The government has also failed to explain the land compensation process to affected communities and individuals. The process has fostered corruption and profiteering and has consistently involved long delays, during which affected communities wait with no information regarding their land or compensation. Even when affected communities have received compensation, it has been inadequate. They report that they received less than the real value for their land because the measurement did not account for all of their acres or for the value of improvements to the land. The valuation exercise was undertaken by Total sub-contractor Atacama consulting led to crop damage and decreased yields for which the communities especially those in Ngwedu did not receive any compensation. Those families and Individual farmers who have received compensation have never been able to secure new farmland due to the scarcity and expense of farmland in the neighboring areas. These communities and the peoples have lived in the area their entire lives and report that they have no place to relocate should their land be taken without due consideration of their rights to fair compensations.
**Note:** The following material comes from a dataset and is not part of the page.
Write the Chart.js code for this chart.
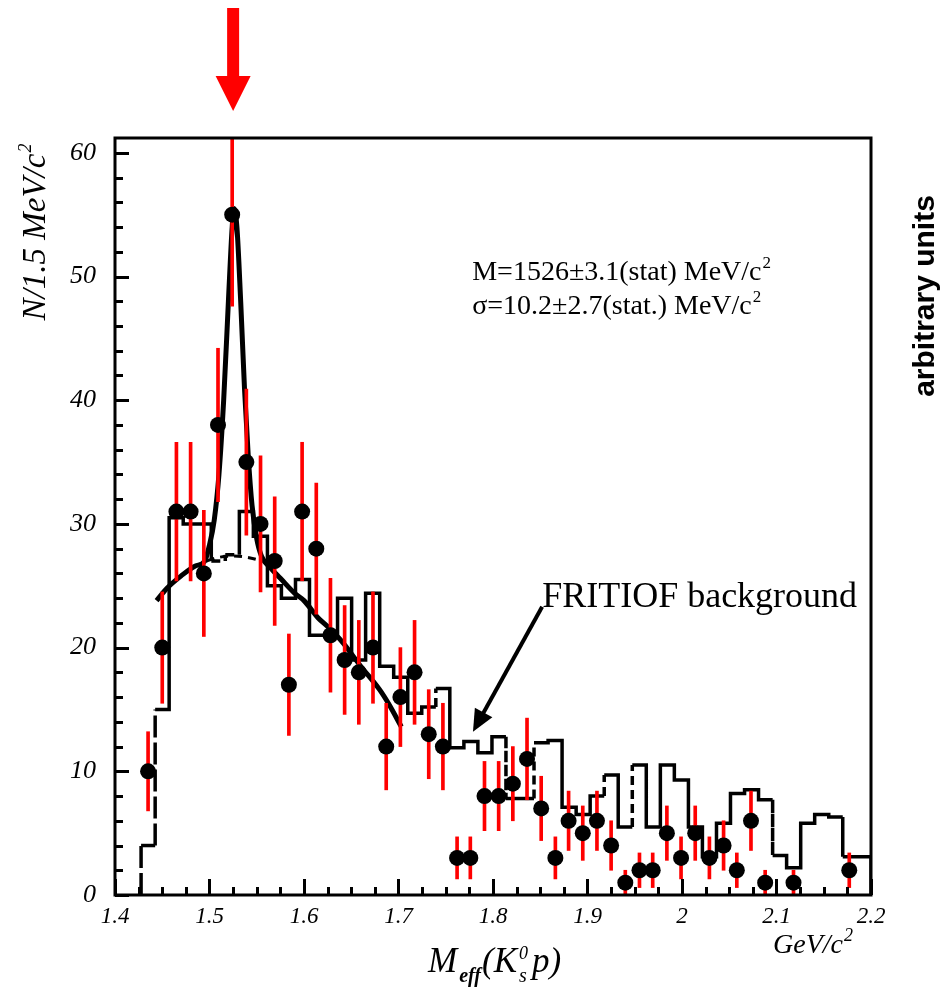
<!DOCTYPE html>
<html><head><meta charset="utf-8">
<script src="https://cdn.jsdelivr.net/npm/chart.js@4.4.0/dist/chart.umd.min.js"></script>
<style>html,body{margin:0;padding:0;background:#fff;}#wrap{width:947px;height:990px;position:relative;}</style>
</head><body><div id="wrap"><canvas id="c" width="947" height="990"></canvas></div>
<script>
// ---- data ----
const massCenters = [1.435,1.450,1.465,1.480,1.494,1.509,1.524,1.539,1.554,1.569,1.584,1.598,1.613,1.628,1.643,1.658,1.673,1.687,1.702,1.717,1.732,1.747,1.762,1.776,1.791,1.806,1.821,1.836,1.851,1.866,1.880,1.895,1.910,1.925,1.940,1.955,1.969,1.984,1.999,2.014,2.029,2.044,2.058,2.073,2.088,2.118,2.177];
const counts = [10,20,31,31,26,38,55,35,30,27,17,31,28,21,19,18,20,12,16,18,13,12,3,3,8,8,9,11,7,3,6,5,6,4,1,2,2,5,3,5,3,4,2,6,1,1,2];
const countErrors = [3.2,4.5,5.6,5.6,5.1,6.2,7.4,5.9,5.5,5.2,4.1,5.6,5.3,4.6,4.4,4.2,4.5,3.5,4.0,4.2,3.6,3.5,1.7,1.7,2.8,2.8,3.0,3.3,2.6,1.7,2.4,2.2,2.4,2.0,1.0,1.4,1.4,2.2,1.7,2.2,1.7,2.0,1.4,2.4,1.0,1.0,1.4];

const histEdges = [1.4276,1.4425,1.4573,1.4722,1.4870,1.5019,1.5167,1.5316,1.5464,1.5613,1.5761,1.5910,1.6058,1.6207,1.6355,1.6504,1.6652,1.6801,1.6949,1.7098,1.7246,1.7395,1.7543,1.7692,1.7840,1.7989,1.8137,1.8286,1.8434,1.8583,1.8731,1.8880,1.9028,1.9177,1.9325,1.9474,1.9622,1.9771,1.9919,2.0068,2.0216,2.0365,2.0513,2.0662,2.0810,2.0959,2.1107,2.1256,2.1404,2.1553,2.1701,2.1850,2.2000];
const histValues = [4,15,30.5,30,30,27,27.5,31,29,25,24,25.5,21,21,24,19,24.4,18.5,17.6,14.7,15.2,16.7,11.9,12.4,11.5,12.8,7.8,7.8,12.3,12.5,7.1,6.5,8,9.7,5.5,10.5,5.5,10.5,9.3,5.5,3.1,5.8,8.2,8.5,7.7,3.2,2.2,5.8,6.5,6.3,3.1,3.1];

const fitX = [1.444,1.455,1.470,1.485,1.495,1.500,1.505,1.510,1.515,1.520,1.524,1.526,1.529,1.533,1.537,1.541,1.545,1.550,1.555,1.565,1.575,1.590,1.600,1.615,1.625,1.640,1.660,1.680,1.690,1.703];
const fitY = [23.8,24.8,25.8,26.6,27.0,28.3,30.3,34.0,40.0,48.0,54.0,55.5,54.0,48.0,41.0,35.5,31.5,28.8,27.4,26.4,25.6,24.4,23.8,22.4,21.7,20.5,18.5,16.6,15.4,13.6];

const bgX = [1.497,1.510,1.525,1.540,1.556];
const bgY = [27.0,27.3,27.4,27.3,27.0];

const xTickValues = [1.4,1.5,1.6,1.7,1.8,1.9,2.0,2.1,2.2];
const xTickLabels = ['1.4','1.5','1.6','1.7','1.8','1.9','2','2.1','2.2'];
const yTickValues = [0,10,20,30,40,50,60];
const yTickLabels = ['0','10','20','30','40','50','60'];

const arrowAt = 1.525;
const massText = 'M=1526±3.1(stat) MeV/c';
const sigmaText = 'σ=10.2±2.7(stat.) MeV/c';
const bgLabel = 'FRITIOF background';

// ---- styling helpers ----
const dashedEdgesLong = [0,1];
const dashedEdges = [21,26,28,33,35,45,50];
const dashedBins = [5,6];

const histPoints = [{x: histEdges[0], y: 0}];
for (let k = 0; k < histValues.length; k++) {
  histPoints.push({x: histEdges[k], y: histValues[k]});
  histPoints.push({x: histEdges[k+1], y: histValues[k]});
}
histPoints.push({x: histEdges[histEdges.length-1], y: 0});

const SERIF = '"Liberation Serif", "DejaVu Serif", serif';

function drawParts(ctx, x, y, parts) {
  let cx = x;
  for (const p of parts) {
    ctx.font = p.font;
    ctx.fillText(p.t, cx, y + (p.dy || 0));
    if (!p.stay) cx += ctx.measureText(p.t).width + (p.gap || 0);
  }
  return cx;
}
function partsWidth(ctx, parts) {
  let w = 0;
  for (const p of parts) { ctx.font = p.font; if (!p.stay) w += ctx.measureText(p.t).width + (p.gap || 0); }
  return w;
}

const decor = {
  id: 'decor',
  afterDraw(chart) {
    const ctx = chart.ctx, xs = chart.scales.x, ys = chart.scales.y;
    const {left, right, top, bottom} = chart.chartArea;
    ctx.save();
    ctx.strokeStyle = '#000'; ctx.lineWidth = 3;
    ctx.strokeRect(left, top, right - left, bottom - top);
    // ticks (inward)
    ctx.lineWidth = 3;
    ctx.beginPath();
    for (let v = 1.4; v <= 2.2001; v += 0.025) {
      const px = Math.round(xs.getPixelForValue(v)) + 0.5;
      const major = Math.abs(v * 10 - Math.round(v * 10)) < 1e-6;
      ctx.moveTo(px, bottom); ctx.lineTo(px, bottom - (major ? 16 : 8));
    }
    for (let v = 0; v <= 60.001; v += 2) {
      const py = Math.round(ys.getPixelForValue(v)) + 0.5;
      const major = v % 10 === 0;
      ctx.moveTo(left, py); ctx.lineTo(left + (major ? 14 : 8), py);
    }
    ctx.stroke();

    // red arrow at the peak
    const ax = xs.getPixelForValue(arrowAt);
    ctx.fillStyle = '#ff0000';
    ctx.fillRect(ax - 6, 8, 12, 69);
    ctx.beginPath(); ctx.moveTo(ax - 17.5, 76); ctx.lineTo(ax + 17.5, 76); ctx.lineTo(ax, 111); ctx.closePath(); ctx.fill();

    // fit results text
    ctx.fillStyle = '#000';
    ctx.textBaseline = 'alphabetic'; ctx.textAlign = 'left';
    const tx = xs.getPixelForValue(1.778);
    const f28 = '28px ' + SERIF, f17 = '17px ' + SERIF;
    drawParts(ctx, tx, ys.getPixelForValue(49.7), [{t: massText, font: f28, gap: 1}, {t: '2', font: f17, dy: -12}]);
    drawParts(ctx, tx, ys.getPixelForValue(47.0), [{t: sigmaText, font: f28, gap: 1}, {t: '2', font: f17, dy: -12}]);

    // FRITIOF label and arrow
    const lx = xs.getPixelForValue(1.852), ly = ys.getPixelForValue(23.3);
    ctx.font = '36px ' + SERIF;
    ctx.fillText(bgLabel, lx, ly);
    const tipX = xs.getPixelForValue(1.7788), tipY = ys.getPixelForValue(13.2);
    const dx = tipX - lx, dy = tipY - ly, L = Math.hypot(dx, dy), ux = dx / L, uy = dy / L;
    const bx = tipX - 22 * ux, by = tipY - 22 * uy;
    ctx.lineWidth = 4; ctx.lineCap = 'butt';
    ctx.beginPath(); ctx.moveTo(lx, ly); ctx.lineTo(bx + 4 * ux, by + 4 * uy); ctx.stroke();
    ctx.beginPath(); ctx.moveTo(tipX, tipY); ctx.lineTo(bx - 10 * uy, by + 10 * ux); ctx.lineTo(bx + 10 * uy, by - 10 * ux); ctx.closePath(); ctx.fill();

    // axis titles
    const it34 = 'italic 35px ' + SERIF, it20 = 'italic 20px ' + SERIF, it18 = 'italic 18px ' + SERIF;
    drawParts(ctx, 428, 972, [
      {t: 'M', font: it34, gap: 2}, {t: 'eff', font: 'italic bold 20px ' + SERIF, dy: 10, gap: 1},
      {t: '(K', font: it34, gap: 2}, {t: 's', font: it20, dy: 10, stay: true}, {t: '0', font: it18, dy: -13, gap: 4},
      {t: 'p)', font: it34}
    ]);
    drawParts(ctx, 773, 953, [{t: 'GeV/c', font: 'italic 28px ' + SERIF, gap: 1}, {t: '2', font: it18, dy: -12}]);

    // y title (rotated)
    ctx.save();
    ctx.translate(45, 232); ctx.rotate(-Math.PI / 2);
    const yParts = [{t: 'N/1.5 MeV/c', font: 'italic 33px ' + SERIF, gap: 1}, {t: '2', font: it18, dy: -14}];
    drawParts(ctx, -partsWidth(ctx, yParts) / 2, 0, yParts);
    ctx.restore();

    // right side title (rotated)
    ctx.save();
    ctx.translate(934, 296); ctx.rotate(-Math.PI / 2);
    ctx.font = 'bold 30px "Liberation Sans", Arial, sans-serif';
    ctx.textAlign = 'center';
    ctx.fillText('arbitrary units', 0, 0);
    ctx.restore();
    ctx.restore();
  }
};

new Chart(document.getElementById('c'), {
  type: 'line',
  data: {
    datasets: [
      {
        label: 'data', data: massCenters.map((x, i) => ({x, y: counts[i]})),
        showLine: false, pointRadius: 8, pointHoverRadius: 8, pointBackgroundColor: '#000', pointBorderColor: '#000', pointBorderWidth: 0, order: 0
      },
      {
        type: 'bar', label: 'errors',
        data: massCenters.map((x, i) => ({x, y: [counts[i] - countErrors[i], counts[i] + countErrors[i]]})),
        backgroundColor: '#ff0000', borderWidth: 0, barThickness: 3, grouped: false, order: 1
      },
      {
        label: 'fit', data: fitX.map((x, i) => ({x, y: fitY[i]})),
        borderColor: '#000', borderWidth: 5, pointRadius: 0, cubicInterpolationMode: 'monotone', fill: false, order: 2
      },
      {
        label: 'background', data: bgX.map((x, i) => ({x, y: bgY[i]})),
        borderColor: '#000', borderWidth: 3, borderDash: [8, 6], pointRadius: 0, cubicInterpolationMode: 'monotone', fill: false, order: 3
      },
      {
        label: 'FRITIOF', data: histPoints,
        borderColor: '#000', borderWidth: 3.5, pointRadius: 0, tension: 0, fill: false, order: 4, borderJoinStyle: 'miter',
        segment: {
          borderDash: c => {
            const i = c.p0DataIndex;
            if (i % 2 === 0) {
              const e = i / 2;
              if (dashedEdgesLong.includes(e)) return [22, 5];
              if (dashedEdges.includes(e)) return [9, 5];
              return undefined;
            }
            const b = (i - 1) / 2;
            return dashedBins.includes(b) ? [9, 5] : undefined;
          }
        }
      }
    ]
  },
  options: {
    responsive: false, animation: false, devicePixelRatio: 1,
    layout: {padding: {top: 138, right: 76, left: 0, bottom: 0}},
    plugins: {legend: {display: false}, tooltip: {enabled: false}},
    events: [],
    scales: {
      x: {
        type: 'linear', min: 1.4, max: 2.2, offset: false,
        grid: {display: false, drawTicks: false}, border: {display: false},
        afterBuildTicks: s => { s.ticks = xTickValues.map(v => ({value: v})); },
        afterFit: s => { s.height = 95; },
        ticks: {
          callback: (v, i) => xTickLabels[i], autoSkip: false, maxRotation: 0, padding: 8, color: '#000',
          font: {family: SERIF, style: 'italic', size: 23}
        }
      },
      y: {
        type: 'linear', min: 0, max: 61.2,
        grid: {display: false, drawTicks: false}, border: {display: false},
        afterBuildTicks: s => { s.ticks = yTickValues.map(v => ({value: v})); },
        afterFit: s => { s.width = 115; },
        ticks: {
          callback: (v, i) => yTickLabels[i], autoSkip: false, padding: 19, color: '#000',
          font: {family: SERIF, style: 'italic', size: 26}
        }
      }
    }
  },
  plugins: [decor]
});
</script></body></html>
NGOs that educate and sensitize peoples and communities about oil and gas issues, update them about recent developments, and advise them on how to engage with government and the international oil companies are always targeted.  They are always on a collision course with the authorities who perceived them as enemies of progress because of their ability to mobilize large groups of people to talk about issues that the government-held as sensitive.

Civil society should be given room to operate and monitor the oil and gas sector freely. The ongoing censorship of the activities of NGOs operating in the Albertine Region should be stopped so that they can freely interact with communities there. The government should also heed to calls by civil society to join the Extractive Industries Transparency Initiative34 (EITI) so that Ugandans can easily track financial transactions in the sector.